Vestas Jumps on Strong Order Intake, Share Buy Back Plan
(Bloomberg) -- Vestas Wind Systems A/S surged the most in two years after the wind turbine maker announced a 200 million-euro ($227 million) share buyback and said its orders rose.
“Order intake was very strong, and profitability was clearly above market expectations,” said James Evans, an analyst at Bloomberg Intelligence. It was “aided by Vestas’ new push into co-developing projects, with two U.S. wins and a large Swedish order signed as a result.”
Its order intake rose to 3,807 megawatts in the second quarter of 2018, compared with 2,667 megawatts in the same period last year. The total backlog was 23 billion euros, an increase of 2.8 billion euros.
“In the first half of 2018, the wind industry strengthened its position as the cheapest form of energy generation in many markets, which drove strong global demand,” Chief Executive Officer Anders Runevad said in a statement to the Copenhagen stock exchange on Wednesday. “This development saw Vestas’ second quarter order intake increase 43 percent year over year, contributing to the continued growth of our order backlog to an all-time high.”
The company narrowed its guidance for revenue and margins, noting that a trade war is unsettling the outlook for wind turbine manufacturers. Vestas hedges the steel price and pre-buys the primary material for its towers, so it’s not expected to be affected this year but it could be in 2019, according to Chief Financial Officer Marika Fredriksson.
“For this year 2018, we are not expecting any impact from higher raw material prices, steel primarily,” Fredriksson said in a conference call. “For the coming years that is another thing but that’s also something we’ll have to come back to when we guide for ’19.”
The results underscore the difficulty manufactures of renewables technologies are facing in capitalizing on a surge of installations for their products. With governments around the globe encouraging less-polluting forms of power generation, orders at companies like Vestas are near record levels, though increasing competition has kept a lid on margins.

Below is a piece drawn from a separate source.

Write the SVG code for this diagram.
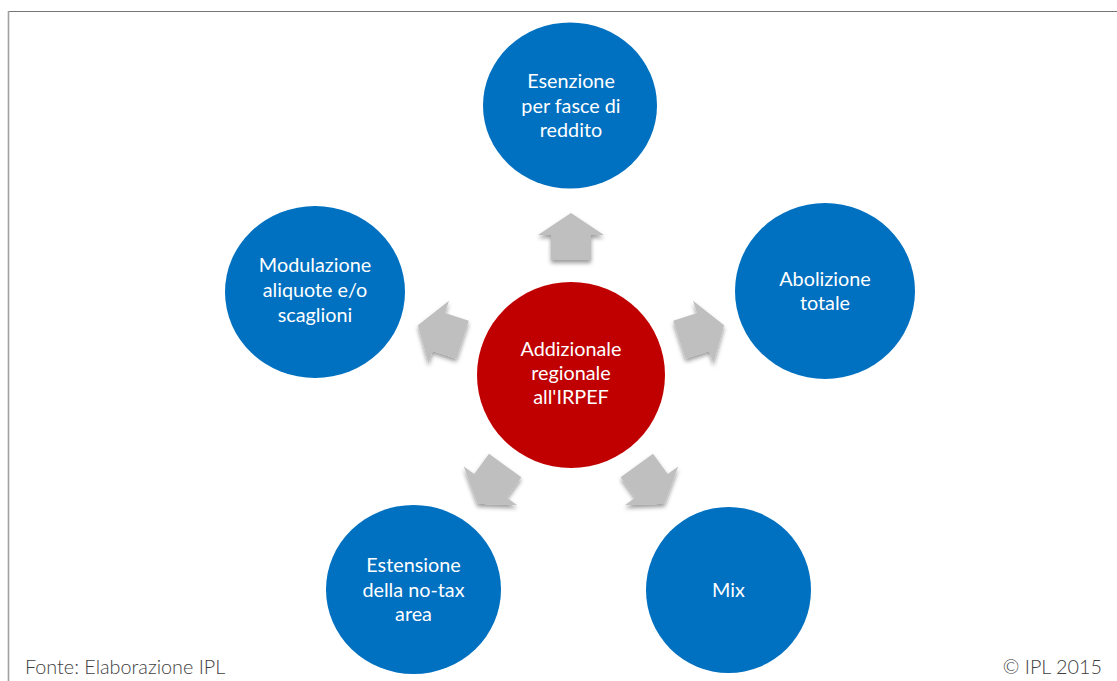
<svg xmlns="http://www.w3.org/2000/svg" width="1117" height="681" viewBox="0 0 1117 681">
  <defs>
    <style>
      .node { fill: #0070C0; }
      .core { fill: #C00000; }
      .lbl { font-family: "Lato", "Noto Sans", sans-serif; font-size: 19.8px; fill: #ffffff; text-anchor: middle; }
      .foot { font-family: "Lato", "Noto Sans", sans-serif; font-size: 19.8px; fill: #404040; font-weight: 300; }
      .arrow { fill: #BFBFBF; }
    </style>
    <filter id="shadow" x="-40%" y="-40%" width="180%" height="180%">
      <feDropShadow dx="0" dy="3" stdDeviation="2" flood-color="#000" flood-opacity="0.4"/>
    </filter>
    <path id="arr" d="M0,-24 L33,-2 L20,-2 L20,23 L-20,23 L-20,-2 L-33,-2 Z"/>
  </defs>
  <rect width="1117" height="681" fill="#ffffff"/>
  <line x1="8.5" y1="11.5" x2="1117" y2="11.5" stroke="#767676" stroke-width="1"/>
  <line x1="8.5" y1="11" x2="8.5" y2="681" stroke="#a0a0a0" stroke-width="1.6"/>

  <g id="connectors">
    <g filter="url(#shadow)"><use href="#arr" class="arrow" transform="rotate(0 571 375) translate(571 237)"/></g>
    <g filter="url(#shadow)"><use href="#arr" class="arrow" transform="rotate(72 571 375) translate(571 238)"/></g>
    <g filter="url(#shadow)"><use href="#arr" class="arrow" transform="rotate(144 571 375) translate(571 240)"/></g>
    <g filter="url(#shadow)"><use href="#arr" class="arrow" transform="rotate(216 571 375) translate(571 240)"/></g>
    <g filter="url(#shadow)"><use href="#arr" class="arrow" transform="rotate(288 571 375) translate(571 238)"/></g>
  </g>

  <g id="center">
    <ellipse class="core" cx="571" cy="375" rx="94" ry="93"/>
    <text class="lbl" x="571" y="356">Addizionale</text>
    <text class="lbl" x="571" y="380">regionale</text>
    <text class="lbl" x="571" y="404">all'IRPEF</text>
  </g>
  <g id="n-esenzione">
    <ellipse class="node" cx="570" cy="105.5" rx="87" ry="83"/>
    <text class="lbl" x="571" y="88">Esenzione</text>
    <text class="lbl" x="571" y="113">per fasce di</text>
    <text class="lbl" x="571" y="137">reddito</text>
  </g>
  <g id="n-abolizione">
    <ellipse class="node" cx="825" cy="291" rx="90" ry="88"/>
    <text class="lbl" x="825" y="285.5">Abolizione</text>
    <text class="lbl" x="825" y="310">totale</text>
  </g>
  <g id="n-mix">
    <ellipse class="node" cx="728.5" cy="590" rx="82.5" ry="83"/>
    <text class="lbl" x="728.5" y="596.5">Mix</text>
  </g>
  <g id="n-estensione">
    <ellipse class="node" cx="413.5" cy="589.5" rx="87.5" ry="84.5"/>
    <text class="lbl" x="413.5" y="571.5">Estensione</text>
    <text class="lbl" x="413.5" y="596.5">della no-tax</text>
    <text class="lbl" x="413.5" y="621">area</text>
  </g>
  <g id="n-modulazione">
    <ellipse class="node" cx="315" cy="292" rx="90" ry="86"/>
    <text class="lbl" x="315" y="272">Modulazione</text>
    <text class="lbl" x="315" y="297">aliquote e/o</text>
    <text class="lbl" x="315" y="321.5">scaglioni</text>
  </g>

  <text class="foot" x="25" y="674">Fonte: Elaborazione IPL</text>
  <text class="foot" x="1102" y="674" text-anchor="end">© IPL 2015</text>
</svg>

Shares rose as much as 9 percent in Copenhagen trading, their biggest leap since August 2016 and reaching the highest level in almost three months.
The world’s biggest maker of wind turbines expects its revenue this year of 10 billion euros to 10.5 billion euros, down from its previous forecast of 10 billion euros to 11 billion euros. It also now expects an operating profit margin of 9.5 percent to 10.5 percent, less than its previous forecast of 9 percent to 11 percent.
Earnings before interest and tax rose to 295 million euros compared to 279 million euros in the same period last year, beating the median analyst estimate of 213.5 million euros. Vestas also announced a 200 million-euro share buyback, the third such program it has run in recent years.
Vestas said its margin narrowed 11.5 percent in the second quarter from 12.6 percent a year ago, reflecting stiff competition within the industry that depressed prices. It’s also concerned about “external factors” that will weigh on earnings in the months ahead, like the trade tariffs threatened between the U.S. and European Union.
The turbine maker received most of its large-scale orders from the U.S. as usual, getting at least four this quarter. It also booked sizable orders for projects in Germany, Australia, Mexico, Norway, Japan, Sweden, Argentina, Dominican Republic, Bolivia, France, Panama, Italy and India.